Optimal mistuning for enhanced aeroelastic stability of transonic fans

Abstract

An inverse design procedure was developed for the design of a mistuned rotor. The design requirements are that the stability margin of the eigenvalues of the aeroelastic system be greater than or equal to some minimum stability margin, and that the mass added to each blade be positive. The objective was to achieve these requirements with a minimal amount of mistuning. Hence, the problem was posed as a constrained optimization problem. The constrained minimization problem was solved by the technique of mathematical programming via augmented Lagrangians. The unconstrained minimization phase of this technique was solved by the variable metric method of Broyden, Fletcher, and Shanno. The bladed disk was modelled as being composed of a rigid disk mounted on a rigid shaft. Each of the blades were modelled with a single tosional degree of freedom. Adamcyzk and Goldstein's linearized aerodynamic model for the unsteady moment coefficients in a supersonic cascade was applied at the typical section.
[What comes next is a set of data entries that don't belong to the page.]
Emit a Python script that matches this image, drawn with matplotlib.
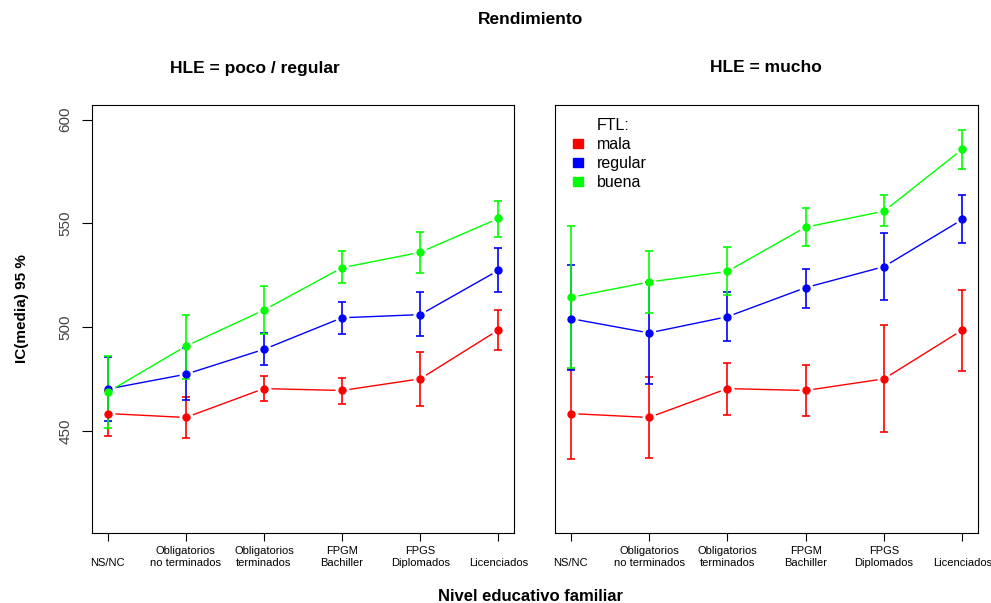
import matplotlib.pyplot as plt
from matplotlib.patches import Patch

plt.rcParams['font.family'] = ['Liberation Sans', 'DejaVu Sans']

niveles = ['\nNS/NC', 'Obligatorios\nno terminados', 'Obligatorios\nterminados',
           'FPGM\nBachiller', 'FPGS\nDiplomados', '\nLicenciados']
x = [1, 2, 3, 4, 5, 6]

# HLE = poco / regular
poco_mala = [458.5, 456.6, 470.5, 469.6, 475.2, 498.7]
poco_mala_lo = [447.8, 446.8, 464.4, 463.1, 462.2, 488.9]
poco_mala_hi = [469.2, 466.3, 476.6, 475.6, 488.1, 508.3]
poco_regular = [470.3, 477.4, 489.4, 504.6, 506.1, 527.4]
poco_regular_lo = [454.8, 464.9, 482.1, 496.8, 495.8, 517.1]
poco_regular_hi = [485.8, 489.9, 497.1, 512.2, 516.8, 538.0]
poco_buena = [468.8, 490.9, 508.3, 528.7, 536.1, 552.4]
poco_buena_lo = [451.6, 475.3, 497.0, 521.3, 526.1, 543.6]
poco_buena_hi = [486.2, 505.9, 519.9, 536.7, 545.8, 560.7]

# HLE = mucho
mucho_mala = [458.5, 456.6, 470.5, 469.6, 475.2, 498.7]
mucho_mala_lo = [436.7, 437.2, 458.0, 457.1, 449.4, 479.2]
mucho_mala_hi = [480.1, 476.1, 482.9, 482.1, 501.0, 518.1]
mucho_regular = [504.2, 497.3, 505.1, 519.1, 529.2, 551.9]
mucho_regular_lo = [479.3, 472.8, 493.6, 509.3, 513.0, 540.7]
mucho_regular_hi = [529.8, 521.8, 517.0, 528.2, 545.4, 563.5]
mucho_buena = [514.4, 521.8, 526.9, 548.2, 555.9, 585.7]
mucho_buena_lo = [480.4, 506.9, 515.4, 538.9, 548.7, 576.4]
mucho_buena_hi = [548.7, 536.7, 538.5, 557.5, 563.5, 594.9]

ftl = ['mala', 'regular', 'buena']
colores = ['#ff0000', '#0000ff', '#00ff00']


def draw_panel(ax, series):
    # lines first, then white discs to leave gaps round the points (like R type="b")
    for (mean, lo, hi), col in zip(series, colores):
        ax.plot(x, mean, color=col, lw=1.0, zorder=1)
    for mean, lo, hi in series:
        ax.plot(x, mean, ls='none', marker='o', ms=10, mfc='white', mec='none', zorder=2)
    for (mean, lo, hi), col in zip(series, colores):
        err = [[m - l for m, l in zip(mean, lo)], [h - m for m, h in zip(mean, hi)]]
        ax.errorbar(x, mean, yerr=err, ls='none', ecolor=col, elinewidth=1.2,
                    capsize=3, capthick=1.2, marker='o', ms=5, mec=col, mfc=col, zorder=3)
    ax.set_xlim(0.8, 6.2)
    ax.set_ylim(401, 607)
    ax.set_xticks(x)
    ax.set_xticklabels(niveles, fontsize=8, linespacing=1.3)
    ax.tick_params(axis='x', length=6, pad=3)


fig = plt.figure(figsize=(9.91, 6.03), dpi=100)
ax1 = fig.add_axes([92 / 991, 1 - 533 / 603, 422 / 991, 428 / 603])
ax2 = fig.add_axes([555 / 991, 1 - 533 / 603, 423 / 991, 428 / 603])

draw_panel(ax1, [(poco_mala, poco_mala_lo, poco_mala_hi),
                 (poco_regular, poco_regular_lo, poco_regular_hi),
                 (poco_buena, poco_buena_lo, poco_buena_hi)])
draw_panel(ax2, [(mucho_mala, mucho_mala_lo, mucho_mala_hi),
                 (mucho_regular, mucho_regular_lo, mucho_regular_hi),
                 (mucho_buena, mucho_buena_lo, mucho_buena_hi)])

ax1.set_yticks([450, 500, 550, 600])
ax1.tick_params(axis='y', length=7, pad=7, labelsize=11, labelcolor='#444444')
for lab in ax1.get_yticklabels():
    lab.set_rotation(90)
    lab.set_va('center')
ax2.set_yticks([])

handles = [Patch(color='none', label='FTL:')]
handles += [Patch(color=c, label=l) for c, l in zip(colores, ftl)]
ax2.legend(handles=handles, loc='upper left', bbox_to_anchor=(0.027, 0.985), frameon=False,
           fontsize=11.5, handlelength=0.65, handleheight=0.5, handletextpad=0.85,
           labelspacing=0.26, borderaxespad=0)

fig.text(0.535, 0.967, 'Rendimiento', ha='center', va='center', fontsize=12.5, fontweight='bold')
fig.text(255 / 991, 1 - 68 / 603, 'HLE = poco / regular', ha='center', va='center',
         fontsize=12.5, fontweight='bold')
fig.text(766 / 991, 1 - 68 / 603, 'HLE = mucho', ha='center', va='center',
         fontsize=12.5, fontweight='bold')
fig.text(0.535, 0.011, 'Nivel educativo familiar', ha='center', va='center', fontsize=12,
         fontweight='bold')
fig.text(0.022, 0.489, 'IC(media) 95 %', ha='center', va='center', rotation=90, fontsize=11,
         fontweight='bold')

fig.savefig('out.png', dpi=100)
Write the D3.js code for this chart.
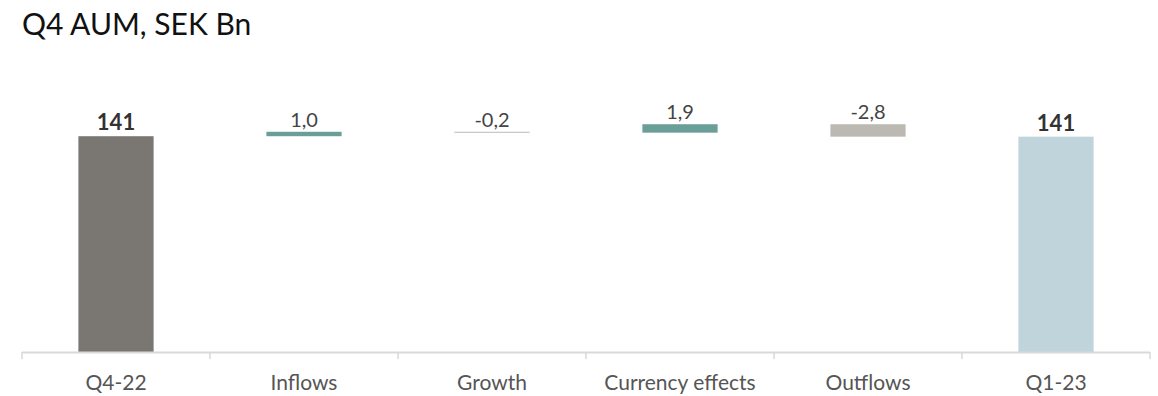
<!DOCTYPE html>
<html>
<head>
<meta charset="utf-8">
<script src="https://cdn.jsdelivr.net/npm/d3@7"></script>
<style>
  html, body { margin: 0; padding: 0; background: #fff; }
  svg { display: block; font-family: Lato, "Noto Sans", sans-serif; }
</style>
</head>
<body>
<svg id="chart" width="1158" height="396"></svg>
<script>
// waterfall steps, SEK Bn
var categories = ['Q4-22', 'Inflows', 'Growth', 'Currency effects', 'Outflows', 'Q1-23'];
var kinds = ['total', 'delta', 'delta', 'delta', 'delta', 'total'];
var values = [140.6, 1.0, -0.2, 1.9, -2.8, 140.5];
var valueLabels = ['141', '1,0', '-0,2', '1,9', '-2,8', '141'];
var colors = ['#7a7672', '#6a9f99', '#bdbab5', '#6a9f99', '#bcb9b3', '#c0d4dc'];

var svg = d3.select('#chart');
var axisY = 352;

var x = d3.scaleBand()
  .domain(categories)
  .range([22, 1150])
  .padding(0);

var y = d3.scaleLinear()
  .domain([92, 150])
  .range([axisY, axisY - 58 * 4.44]);

// build waterfall segments
var running = 0;
var segs = categories.map(function(c, i) {
  var v = values[i];
  var lo, hi;
  if (kinds[i] === 'total') {
    lo = y.domain()[0];
    hi = v;
    running = v;
  } else {
    var next = running + v;
    lo = Math.min(running, next);
    hi = Math.max(running, next);
    running = next;
  }
  return { c: c, lo: lo, hi: hi, i: i };
});

svg.append('text')
  .attr('x', 22)
  .attr('y', 35)
  .attr('font-size', 30)
  .attr('fill', '#111')
  .text('Q4 AUM, SEK Bn');

var barW = x.bandwidth() * 0.4;

svg.selectAll('rect.bar')
  .data(segs)
  .enter().append('rect')
  .attr('class', 'bar')
  .attr('x', function(d) { return x(d.c) + (x.bandwidth() - barW) / 2; })
  .attr('width', barW)
  .attr('y', function(d) { return y(d.hi); })
  .attr('height', function(d) { return Math.max(1, y(d.lo) - y(d.hi)); })
  .attr('fill', function(d) { return colors[d.i]; });

svg.selectAll('text.val')
  .data(segs)
  .enter().append('text')
  .attr('class', 'val')
  .attr('x', function(d) { return x(d.c) + x.bandwidth() / 2; })
  .attr('y', function(d) { return y(d.hi) - (kinds[d.i] === 'total' ? 6 : 5); })
  .attr('text-anchor', 'middle')
  .attr('font-size', function(d) { return kinds[d.i] === 'total' ? 22 : 20; })
  .attr('font-weight', function(d) { return kinds[d.i] === 'total' ? 'bold' : 'normal'; })
  .attr('fill', function(d) { return kinds[d.i] === 'total' ? '#333' : '#444'; })
  .text(function(d) { return valueLabels[d.i]; });

// category axis
var axis = svg.append('g')
  .attr('transform', 'translate(0,' + axisY + ')');

axis.append('line')
  .attr('x1', 22).attr('x2', 1150)
  .attr('y1', 0.5).attr('y2', 0.5)
  .attr('stroke', '#d9d9d9')
  .attr('stroke-width', 2);

var tickXs = categories.map(function(c) { return x(c); }).concat([x.range()[1]]);
axis.selectAll('line.tick')
  .data(tickXs)
  .enter().append('line')
  .attr('class', 'tick')
  .attr('x1', function(d) { return d; })
  .attr('x2', function(d) { return d; })
  .attr('y1', 0).attr('y2', 7)
  .attr('stroke', '#d9d9d9')
  .attr('stroke-width', 1.5);

axis.selectAll('text.cat')
  .data(categories)
  .enter().append('text')
  .attr('class', 'cat')
  .attr('x', function(d) { return x(d) + x.bandwidth() / 2; })
  .attr('y', 38)
  .attr('text-anchor', 'middle')
  .attr('font-size', 21)
  .attr('fill', '#555')
  .text(function(d) { return d; });
</script>
</body>
</html>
The resulting non-self-adjoint eigenvalue problem is of the form Aq = XBq. The eigenvalues and eigenvectors of this eigenvalue problem were found by a fourth-order Runge-Kutta line integration of the derivatives of the eigenvalues and eigenvectors. It was shown that mass mistuning does not introduce damping into the system, and that a necessary but not sufficient condition for stability is that the blade be self damped. The results of the optimization showed that an optimally mistuned rotor can achieve a given stability margin for a much lower level of mistuning than alternate mistuning. However, it was shown that optimal mistuning is sensitive to errors in mistuning. Small errors in the implementation of optimal mistuning can severely reduce the gains in stability achieved by optimal mistuning. Alternate mistuning, on the other hand, is relatively insensitive to errors in mistune.